Large LC panels of the surface mode type, also known as pi-cells, used as a stereoscopic selection device, were announced in 1983 by Tektronix, which attempted to seed the market with gifts to opinion leader end users, but units weren’t sold for a year or two after that. (A judgment against Tektronix was made in favor of Fergason awarding him ten million dollars for Tektronix’s infringement of his invention of the pi-cell.) StereoGraphics Corporation, which licensed from Fergason, shipped to customers a version of the large modulator, called the ZScreen in 1986. In this approach the modulator covers the display screen and produces circular polarized light which changes its handedness at the monitor’s refresh rate. Viewers look at the display wearing glasses with circular polarizing lenses, which allow for head tipping without producing the ghost image usually associated with linear polarizers. Although users look through shutters made up of large LC panels and polarizing eyewear, which form a shutter, for all the world the technique appears to be identical to that employed in movies, using passive polarizing glasses and sheet polarizers covering the projection lenses. And indeed, this is the basis for the RealD projection system.
HIGH-DYNAMIC-RANGE SURFACE MODE DEVICES
For a period of a couple of years the large LC panel looked like the answer to the quest for a selection device for use on workstations. Most of the users were in the field of molecular modeling. However the large panel is expensive to manufacture and has optical problems not easily solved. A major undesirable attribute of the product is the relatively low dynamic range of about 40:1, which was even lower off axis.
An alternative to the large panel and passive glasses is active eyewear using LC shutters and batteries for power. In 1983 my associates and I prototyped tetherless battery powered eyewear using the PLZT goggles StereoGraphics’ was manufacturing. The goggles were plugged into a box worn on the belt. The box was a battery powered radio receiver which picked up synchronization information from a transmitter, to allow the shutters to be driven in sync with the video field rate. The device worked, but it was cumbersome. Using small LC shutters mounted in cordless eyewear, we thought, would be a better approach. It would eliminate the cost of manufacture associated with the large panels. Toward that end we set out to improve the surface mode device, and invented the high dynamic range LC shutter the achromatic shutter which is made up of a polarizer, a liquid crystal cell, a quarter wave retarder, and a polarizer.

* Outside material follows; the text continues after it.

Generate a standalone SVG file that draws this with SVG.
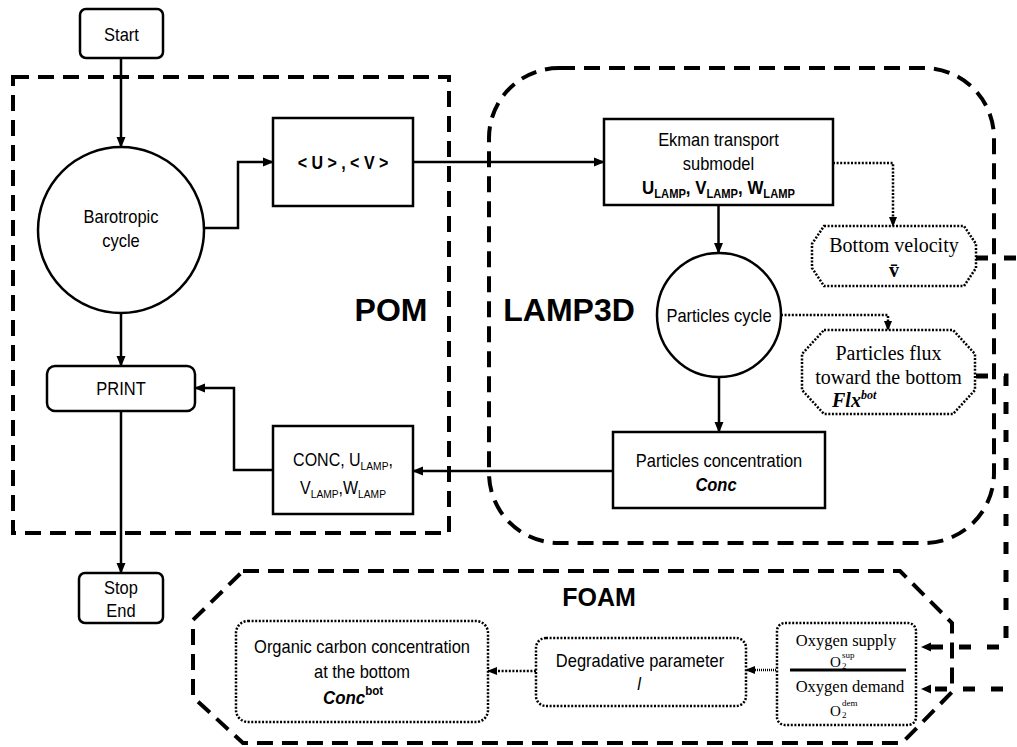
<svg xmlns="http://www.w3.org/2000/svg" width="1017" height="747" viewBox="0 0 1017 747">
<style>
.sans{font-family:"Liberation Sans",Arial,sans-serif;fill:#000}
.serif{font-family:"Liberation Serif","Times New Roman",serif;fill:#000}
.t{font-size:18.5px;text-anchor:middle}
.st{font-size:20px;text-anchor:middle}
.node{fill:#fff;stroke:#000;stroke-width:2.5}
.dotn{fill:#fff;stroke:#000;stroke-width:2.5;stroke-dasharray:2 1.6}
.region{fill:none;stroke:#000;stroke-width:4;stroke-dasharray:16 9}
.solid{fill:none;stroke:#000;stroke-width:2.5}
.dot{fill:none;stroke:#000;stroke-width:2.5;stroke-dasharray:2 1.6}
.fine{fill:none;stroke:#000;stroke-width:2.5;stroke-dasharray:1 1}
.thick{fill:none;stroke:#000;stroke-width:5;stroke-dasharray:12 16}
.big{font-size:32px;font-weight:bold;text-anchor:middle}
</style>
<defs>
<marker id="a" markerWidth="11" markerHeight="10" refX="10" refY="5" orient="auto" markerUnits="userSpaceOnUse"><path d="M0,0.5 L11,5 L0,9.5 z" fill="#000"/></marker>
<marker id="d" markerWidth="10" markerHeight="10" refX="9" refY="5" orient="auto" markerUnits="userSpaceOnUse"><path d="M0,1 L10,5 L0,9 z" fill="#000"/></marker>
<marker id="k" markerWidth="10" markerHeight="10" refX="0" refY="5" orient="auto" markerUnits="userSpaceOnUse"><path d="M0,0.5 L10,5 L0,9.5 z" fill="#000"/></marker>
</defs>

<g id="regions">
<rect x="13" y="77" width="436" height="456" class="region"/>
<text x="391" y="321" class="sans big">POM</text>
<rect x="489" y="68" width="505" height="475" rx="70" class="region"/>
<text x="569" y="321" class="sans big">LAMP3D</text>
<polygon points="243,571 900,571 952,623 952,692 902,743 243,743 193,697 193,620" class="region"/>
<text x="599" y="606" class="sans" font-size="25" font-weight="bold" text-anchor="middle">FOAM</text>
</g>

<g id="connectors">
<path d="M121,58 V147" class="solid" marker-end="url(#a)"/>
<path d="M204,228 H238 V162 H273" class="solid" marker-end="url(#a)"/>
<path d="M413,162 H604" class="solid" marker-end="url(#a)"/>
<path d="M833,163 H893 V226" class="dot" marker-end="url(#d)"/>
<path d="M718.5,205 V253" class="solid" marker-end="url(#a)"/>
<path d="M781,315 H888 V330" class="dot" marker-end="url(#d)"/>
<path d="M719,377 V432" class="solid" marker-end="url(#a)"/>
<path d="M613,471 H413" class="solid" marker-end="url(#a)"/>
<path d="M273,470 H234 V388 H195" class="solid" marker-end="url(#a)"/>
<path d="M121,313 V366" class="solid" marker-end="url(#a)"/>
<path d="M121,411 V573" class="solid" marker-end="url(#a)"/>
<path d="M976,376 H1006 V647 H931" class="thick" marker-end="url(#k)"/>
<path d="M976,258 H1040 V689 H931" class="thick" marker-end="url(#k)"/>
<path d="M790,670 H746" class="fine" marker-end="url(#d)"/>
<path d="M536,671 H488" class="dot" marker-end="url(#d)"/>
</g>

<g id="start">
<rect x="80" y="9" width="83" height="49" rx="6" class="node"/>
<text transform="translate(121.5 41) scale(.89 1)" class="sans t">Start</text>
</g>

<g id="barotropic">
<circle cx="121" cy="230" r="83" class="node"/>
<text transform="translate(121 223) scale(.89 1)" class="sans t">Barotropic</text>
<text transform="translate(121 247) scale(.89 1)" class="sans t">cycle</text>
</g>

<g id="uv">
<rect x="273" y="118" width="140" height="88" class="node"/>
<text transform="translate(343 169) scale(.89 1)" class="sans" font-size="18" font-weight="bold" text-anchor="middle">&lt; U &gt; , &lt; V &gt;</text>
</g>

<g id="ekman">
<rect x="604" y="119" width="229" height="86" class="node"/>
<text transform="translate(718.5 146) scale(.89 1)" class="sans t">Ekman transport</text>
<text transform="translate(718.5 170) scale(.89 1)" class="sans t">submodel</text>
<text transform="translate(718.5 194) scale(.89 1)" class="sans" font-size="19" font-weight="bold" text-anchor="middle">U<tspan font-size="12.5" dy="4">LAMP</tspan><tspan dy="-4">, V</tspan><tspan font-size="12.5" dy="4">LAMP</tspan><tspan dy="-4">, W</tspan><tspan font-size="12.5" dy="4">LAMP</tspan></text>
</g>

<g id="bottom-velocity">
<polygon points="824,226 964,226 976,244 976,268 964,286 824,286 812,268 812,244" class="dotn"/>
<text x="894" y="252" class="serif st">Bottom velocity</text>
<text x="894" y="277" class="serif st" font-weight="bold">v̄</text>
</g>

<g id="particles-cycle">
<circle cx="719" cy="315" r="62" class="node"/>
<text transform="translate(719 322) scale(.89 1)" class="sans t">Particles cycle</text>
</g>

<g id="particles-flux">
<polygon points="824,330 953,330 975,354 975,390 953,414 824,414 802,390 802,354" class="dotn"/>
<text x="888.5" y="360" class="serif st">Particles flux</text>
<text x="888.5" y="384" class="serif st">toward the bottom</text>
<text x="832" y="407" class="serif" font-size="20" font-weight="bold" font-style="italic">Flx<tspan font-size="12" dy="-8">bot</tspan></text>
</g>

<g id="particles-concentration">
<rect x="613" y="432" width="212" height="76" class="node"/>
<text transform="translate(719 467) scale(.89 1)" class="sans t">Particles concentration</text>
<text transform="translate(716 491) scale(.89 1)" class="sans t" font-weight="bold" font-style="italic">Conc</text>
</g>

<g id="conc-out">
<rect x="273" y="426" width="140" height="88" class="node"/>
<text transform="translate(343 466) scale(.89 1)" class="sans" font-size="18" text-anchor="middle">CONC, U<tspan font-size="11.5" dy="4">LAMP</tspan><tspan dy="-4">,</tspan></text>
<text transform="translate(343 494) scale(.89 1)" class="sans" font-size="18" text-anchor="middle">V<tspan font-size="11.5" dy="4">LAMP</tspan><tspan dy="-4">,W</tspan><tspan font-size="11.5" dy="4">LAMP</tspan></text>
</g>

<g id="print">
<rect x="47" y="366" width="148" height="45" rx="8" class="node"/>
<text transform="translate(121 395) scale(.89 1)" class="sans t">PRINT</text>
</g>

<g id="stop">
<rect x="79" y="573" width="84" height="50" rx="6" class="node"/>
<text transform="translate(121 594) scale(.89 1)" class="sans t">Stop</text>
<text transform="translate(121 617) scale(.89 1)" class="sans t">End</text>
</g>

<g id="organic-carbon">
<rect x="236" y="621" width="252" height="101" rx="12" class="dotn"/>
<text transform="translate(362 653) scale(.89 1)" class="sans t">Organic carbon concentration</text>
<text transform="translate(362 678) scale(.89 1)" class="sans t">at the bottom</text>
<text transform="translate(323 704) scale(.89 1)" class="sans" font-size="19" font-weight="bold" font-style="italic">Conc<tspan font-size="13" font-style="normal" dy="-9">bot</tspan></text>
</g>

<g id="degradative">
<rect x="536" y="638" width="210" height="68" rx="10" class="dotn"/>
<text transform="translate(640 667) scale(.89 1)" class="sans t">Degradative parameter</text>
<text transform="translate(639 690) scale(.89 1)" class="sans t" font-style="italic">l</text>
</g>

<g id="oxygen">
<rect x="777" y="623" width="139" height="102" rx="8" class="dotn"/>
<line x1="790" y1="670" x2="906" y2="670" stroke="#000" stroke-width="3"/>
<text x="846" y="646" class="serif" font-size="16.5" text-anchor="middle">Oxygen supply</text>
<text x="830" y="667" class="serif" font-size="15">O</text>
<text x="842" y="658" class="serif" font-size="9">sup</text>
<text x="842" y="669" class="serif" font-size="9">2</text>
<text x="850" y="692" class="serif" font-size="16.5" text-anchor="middle">Oxygen demand</text>
<text x="830" y="716" class="serif" font-size="15">O</text>
<text x="842" y="706" class="serif" font-size="9">dem</text>
<text x="842" y="718" class="serif" font-size="9">2</text>
</g>
</svg>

The concept of using wireless active eyewear incorporating shutters synchronized to the display refresh rate by means of a wireless link is not a new one. It was first proposed, as far as I am able to determine, by Hope in a patent issued in 1971. To the best of my knowledge, a product based on this invention never appeared in the marketplace. Hope’s concept used a radio transmitter broadcasting synchronization information to eyewear which used an electromechanical shutter. The shutter is made up of two ruled gratings. When the rulings coincide, the shutter is open, and when one of the gratings moves by the width of the pitch, the shutter is closed. The movable shutter element is actuated by an electric motor which has mounted on it an eccentric cam, as shown in the patent drawing. The motor’s speed is controlled by the transmitted synchronization signal.
I lead the design team at StereoGraphics which created CrystalEyes, active eyewear which uses electro-optical and infrared (IR) rather than electromechanical and radio technology. It was the first product of its kind to reach the market. CrystalEyes eyewear weighed 3 ounces and consisted of a compact package of electronics and electro-optics. An infrared sensor in the eyewear receives synchronization signals from an IR emitter stationed near the display monitor.

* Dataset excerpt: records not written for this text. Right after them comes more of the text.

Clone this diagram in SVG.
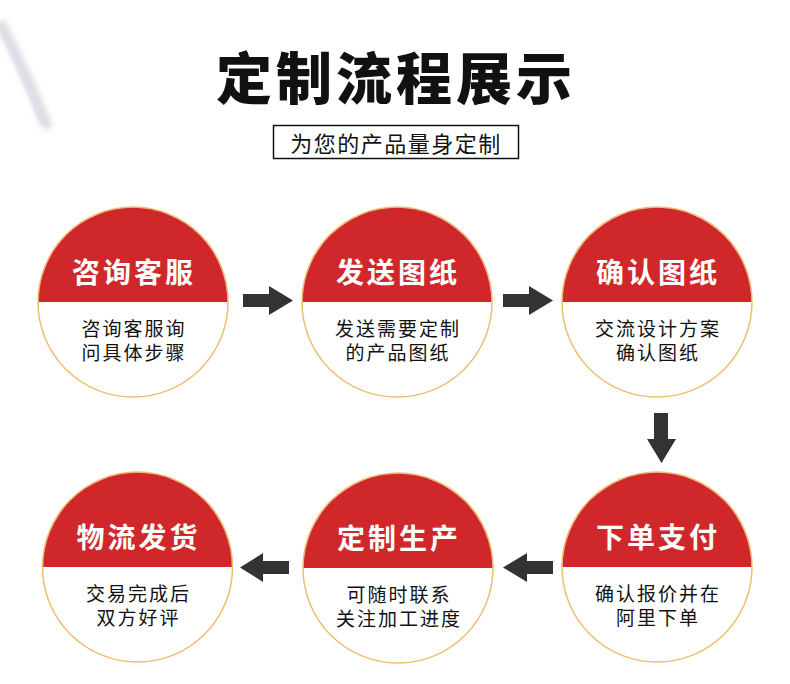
<svg xmlns="http://www.w3.org/2000/svg" width="790" height="684" viewBox="0 0 790 684">
<defs>
<filter id="blur" x="-50%" y="-50%" width="200%" height="200%"><feGaussianBlur stdDeviation="3"/></filter>
<filter id="blur2" x="-50%" y="-50%" width="200%" height="200%"><feGaussianBlur stdDeviation="1.2"/></filter>
</defs>
<style>
.t{font-family:"Noto Sans CJK SC","Noto Sans",sans-serif;dominant-baseline:central;text-anchor:middle}
.title{font-size:56px;font-weight:900;fill:#111;letter-spacing:4px}
.sub{font-size:22px;fill:#111;letter-spacing:1.5px}
.hd{font-size:28px;font-weight:700;fill:#fff;letter-spacing:3px}
.bd{font-family:"Liberation Sans","Noto Sans CJK SC",sans-serif;font-size:19px;fill:#111;letter-spacing:2px;text-anchor:middle}
.ring{fill:#fff;stroke:#eebd6e;stroke-width:1.5}
.red{fill:#d0272a}
.arrow{fill:#333}
</style>
<rect width="790" height="684" fill="#fff"/>
<g id="streak">
<path d="M0 22 Q25 70 48 128" stroke="#a8a8b6" stroke-width="9" fill="none" filter="url(#blur)" opacity="0.45"/>
<path d="M0 28 Q22 72 42 124" stroke="#dedef0" stroke-width="3.5" fill="none" filter="url(#blur2)"/>
</g>
<g id="title">
<text class="t title" x="396" y="74">定制流程展示</text>
<rect x="273.5" y="125.5" width="245" height="33" fill="none" stroke="#111" stroke-width="1.5"/>
<text class="t sub" x="396" y="142">为您的产品量身定制</text>
</g>
<g id="connectors">
<path class="arrow" d="M243 294 H269 V286 L293 300.5 L269 315 V307 H243 Z"/>
<path class="arrow" d="M503 294 H529 V286 L553 300.5 L529 315 V307 H503 Z"/>
<path class="arrow" d="M654 413 V439 H647 L661.5 463 L676 439 H668 V413 Z"/>
<path class="arrow" d="M553 561 H527 V553 L503 567.5 L527 582 V574 H553 Z"/>
<path class="arrow" d="M289 561 H263 V553 L240 567.5 L263 582 V574 H289 Z"/>
</g>
<g id="node1">
<circle class="ring" cx="133" cy="302" r="95"/>
<path class="red" d="M38.7 302 A94.3 94.3 0 0 1 227.3 302 Z"/>
<text class="t hd" x="134" y="271">咨询客服</text>
<text class="bd" x="134" y="336">咨询客服询</text>
<text class="bd" x="134" y="360">问具体步骤</text>
</g>
<g id="node2">
<circle class="ring" cx="397" cy="302" r="95"/>
<path class="red" d="M302.7 302 A94.3 94.3 0 0 1 491.3 302 Z"/>
<text class="t hd" x="398" y="271">发送图纸</text>
<text class="bd" x="398" y="336">发送需要定制</text>
<text class="bd" x="398" y="360">的产品图纸</text>
</g>
<g id="node3">
<circle class="ring" cx="657" cy="302" r="95"/>
<path class="red" d="M562.7 302 A94.3 94.3 0 0 1 751.3 302 Z"/>
<text class="t hd" x="658" y="271">确认图纸</text>
<text class="bd" x="658" y="336">交流设计方案</text>
<text class="bd" x="658" y="360">确认图纸</text>
</g>
<g id="node4">
<circle class="ring" cx="657" cy="567" r="95"/>
<path class="red" d="M562.7 567 A94.3 94.3 0 0 1 751.3 567 Z"/>
<text class="t hd" x="658" y="536">下单支付</text>
<text class="bd" x="658" y="601">确认报价并在</text>
<text class="bd" x="658" y="625">阿里下单</text>
</g>
<g id="node5">
<circle class="ring" cx="398" cy="568" r="95"/>
<path class="red" d="M303.7 568 A94.3 94.3 0 0 1 492.3 568 Z"/>
<text class="t hd" x="399" y="537">定制生产</text>
<text class="bd" x="399" y="602">可随时联系</text>
<text class="bd" x="399" y="626">关注加工进度</text>
</g>
<g id="node6">
<circle class="ring" cx="137.5" cy="567" r="95"/>
<path class="red" d="M43.2 567 A94.3 94.3 0 0 1 231.8 567 Z"/>
<text class="t hd" x="138.5" y="536">物流发货</text>
<text class="bd" x="138.5" y="601">交易完成后</text>
<text class="bd" x="138.5" y="625">双方好评</text>
</g>
</svg>
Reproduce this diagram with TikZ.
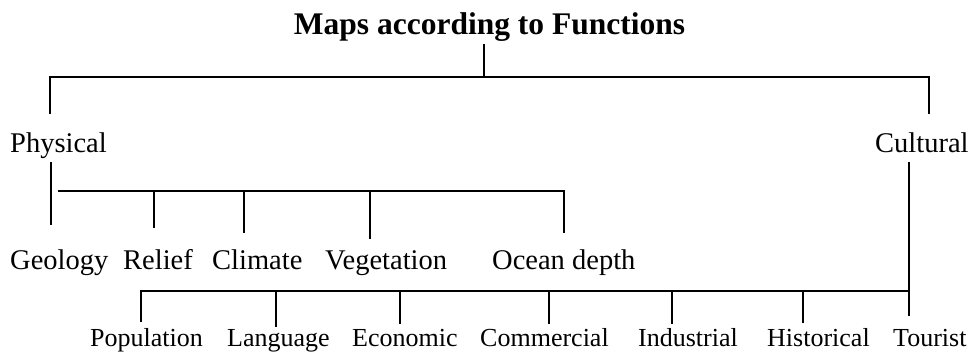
\documentclass[tikz,border=0pt]{standalone}
\usepackage{fontspec}
\setmainfont{Liberation Serif}
\begin{document}
\begin{tikzpicture}[x=1pt,y=-1pt,
  lbl/.style={inner sep=0pt,anchor=base west,font=\fontsize{28.5}{30}\selectfont},
  sml/.style={inner sep=0pt,anchor=base west,font=\fontsize{26}{28}\selectfont},
  ttl/.style={inner sep=0pt,anchor=base,font=\fontsize{31.5}{33}\selectfont\bfseries},
  conn/.style={line width=2pt}]
\useasboundingbox (0,0) rectangle (973,354);
% texts
\node[ttl] (title) at (489.5,34) {Maps according to Functions};
\node[lbl] (phys) at (10,152) {Physical};
\node[lbl] (cult) at (875,152) {Cultural};
\node[lbl] (geo) at (10,269) {Geology};
\node[lbl] (rel) at (123,269) {Relief};
\node[lbl] (cli) at (212,269) {Climate};
\node[lbl] (veg) at (325,269) {Vegetation};
\node[lbl] (oce) at (492,269) {Ocean depth};
\node[sml] (pop) at (90,346) {Population};
\node[sml] (lan) at (227,346) {Language};
\node[sml] (eco) at (352,346) {Economic};
\node[sml] (com) at (480,346) {Commercial};
\node[sml] (ind) at (638,346) {Industrial};
\node[sml] (his) at (767,346) {Historical};
\node[sml] (tou) at (893,346) {Tourist};
% junction coordinates
\coordinate (t0) at (484,44);
\coordinate (t1) at (484,77);
\coordinate (pL) at (50,77);
\coordinate (pR) at (929,77);
\coordinate (p1) at (50,114);
\coordinate (c1) at (929,114);
% top level
\draw[conn] (t0) -- (t1);
\draw[conn] (p1) -- (pL) -- (pR) -- (c1);
% physical branch
\coordinate (ph0) at (51,162);
\coordinate (ph1) at (51,225);
\draw[conn] (ph0) -- (ph1);
\coordinate (bA) at (58,191);
\coordinate (bB) at (564,191);
\draw[conn] (bA) -- (bB) -- (564,233);
\draw[conn] (154,191) -- (154,228);
\draw[conn] (244,191) -- (244,233);
\draw[conn] (370,191) -- (370,239);
% cultural branch
\coordinate (cu0) at (909,162);
\coordinate (cu1) at (909,316);
\draw[conn] (cu0) -- (cu1);
\coordinate (cA) at (141,291);
\draw[conn] (141,322) -- (cA) -- (909,291);
\draw[conn] (276,291) -- (276,327);
\draw[conn] (400,291) -- (400,324);
\draw[conn] (549,291) -- (549,324);
\draw[conn] (672,291) -- (672,324);
\draw[conn] (803,291) -- (803,323);
\end{tikzpicture}
\end{document}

CrystalEyes began shipping in July 1989, and fostered widespread acceptance of electro-stereoscopy for computer graphics. Key components, such as monitors, computers and graphics boards capable of operating at 120 fields per second, were available from a number of vendors, as were a large selection of stereo-ready software for many applications.
This product has been responsible for the widespread acceptance of stereoscopic viewing for movies and especially for television. The Xpand product is a direct descendant, as are all other shuttering eyewear, which have become the basis for modern stereoscopic television from every major TV set manufacture. What was once a niche product from a relatively unknown company, StereoGraphics, may become one of them most important electronic product categories in consumer electronics. The new offerings are of identical concept to that which my colleagues and I at StereoGraphics created two decades ago. I estimate we shipped well over 100,000 pairs of CrystalEyes to industrial customers, but now active eyewear products will be shipping in the millions to people all over the world for entrainment applications. It’s hard to put into words what a satisfying experience it has been to have played a major part in this transition to stereoscopic imaging.